Read common results without buying first
Many early problems are setup variables rather than hardware failures.
- Fast, thin, sour shot: verify basket choice and coffee freshness, then grind finer if the grinder allows.
- Slow, bitter, or stalled shot: grind coarser and check that dose or a puck screen is not consuming too much headspace.
- Uneven bottomless spray: improve distribution and tamp level before changing the portafilter again.
- Weak milk texture: practice air introduction and rolling with water plus a small drop of soap before buying a new pitcher or tip.
Build cleaning into the workflow
Purge and wipe the steam wand immediately after use, rinse baskets and the portafilter, and wipe loose grounds from the group area. Follow the manual for cleaning cycles, backflushing eligibility, water-filter changes, and descaling intervals.
Backflushing and descaling are not interchangeable. Never backflush a machine unless its manufacturer procedure supports it.
Common questions
What should I upgrade first?
First confirm the grinder, basket choice, dose measurement, and basic technique. The best first purchase depends on which of those is actually limiting repeatability.
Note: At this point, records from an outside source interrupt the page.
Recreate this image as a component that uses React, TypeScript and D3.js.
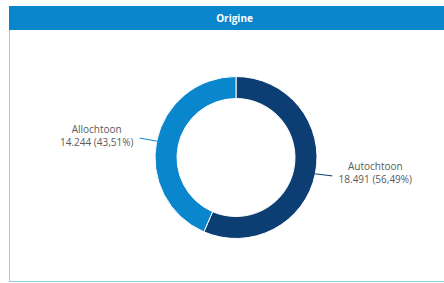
import React from "react";
import * as d3 from "d3";

// origin breakdown (counts and shares as shown)
const categories = ["Autochtoon", "Allochtoon"];
const counts = [18491, 14244];
const shares = ["56,49%", "43,51%"];
const countLabels = ["18.491", "14.244"];
const sliceColors = ["#0c3e73", "#0a86cc"];
const title = "Origine";

const W = 444;
const H = 283;
const panel = { left: 9, top: 6, right: 460, bottom: 281, header: 24 };
const cx = 236;
const cy = 157.5;
const outerR = 81;
const innerR = 59;
const font = "'Open Sans', sans-serif";

export default function App() {
  const pie = d3
    .pie<number>()
    .sort(null)
    .value((d) => d);
  const slices = pie(counts);
  const arc = d3.arc<d3.PieArcDatum<number>>().innerRadius(innerR).outerRadius(outerR);

  const labels = slices.map((s, i) => {
    const mid = (s.startAngle + s.endAngle) / 2;
    const sin = Math.sin(mid);
    const cos = Math.cos(mid);
    const side = sin >= 0 ? 1 : -1;
    const p0 = [cx + outerR * sin, cy - outerR * cos];
    const p1 = [p0[0] + side * 17, p0[1] + (side > 0 ? 2 : -3)];
    const tx = p1[0] + side * 43;
    return { i, p0, p1, tx, ty: p1[1] - 5.5 };
  });

  return (
    <svg
      width={W}
      height={H}
      style={{ position: "fixed", left: 0, top: 0, background: "#fff" }}
      fontFamily={font}
    >
      <rect
        x={panel.left + 0.5}
        y={panel.top + 0.5}
        width={panel.right - panel.left}
        height={panel.bottom - panel.top}
        fill="#fff"
        stroke="#8fd0ee"
        strokeWidth={1}
      />
      <rect
        x={panel.left}
        y={panel.top}
        width={panel.right - panel.left}
        height={panel.header}
        fill="#0a87cc"
      />
      <text
        x={(panel.left + panel.right) / 2}
        y={panel.top + panel.header / 2 + 3.5}
        textAnchor="middle"
        fill="#fff"
        fontSize={10}
        fontWeight="bold"
      >
        {title}
      </text>
      <g transform={`translate(${cx},${cy})`}>
        {slices.map((s, i) => (
          <path
            key={categories[i]}
            d={arc(s) || ""}
            fill={sliceColors[i]}
            stroke="#fff"
            strokeWidth={1}
          />
        ))}
      </g>
      {labels.map((l) => (
        <g key={categories[l.i]}>
          <path
            d={d3.line()([l.p0 as [number, number], l.p1 as [number, number]]) || ""}
            fill="none"
            stroke={sliceColors[l.i]}
            strokeWidth={1}
          />
          <text x={l.tx} y={l.ty} textAnchor="middle" fontSize={10} fill="#5a5a5a">
            {categories[l.i]}
          </text>
          <text x={l.tx} y={l.ty + 13} textAnchor="middle" fontSize={10} fill="#5a5a5a">
            {`${countLabels[l.i]} (${shares[l.i]})`}
          </text>
        </g>
      ))}
    </svg>
  );
}
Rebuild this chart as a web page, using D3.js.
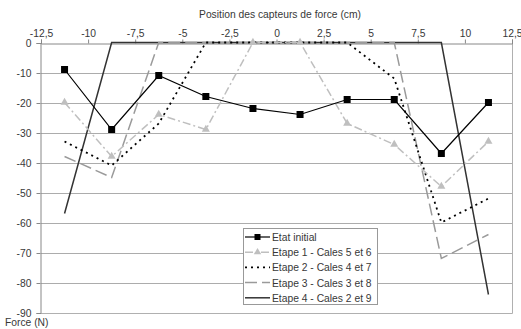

Why does the same grinder setting change from day to day?
Coffee age, humidity, temperature, retained grounds, and warm-up state can all shift flow. Make small adjustments from a recorded baseline rather than expecting one permanent setting.
Should I dial in with a bottomless portafilter?
It can reveal uneven flow, but it does not improve the extraction by itself. A spouted portafilter is fine for establishing dose, yield, grind, and taste.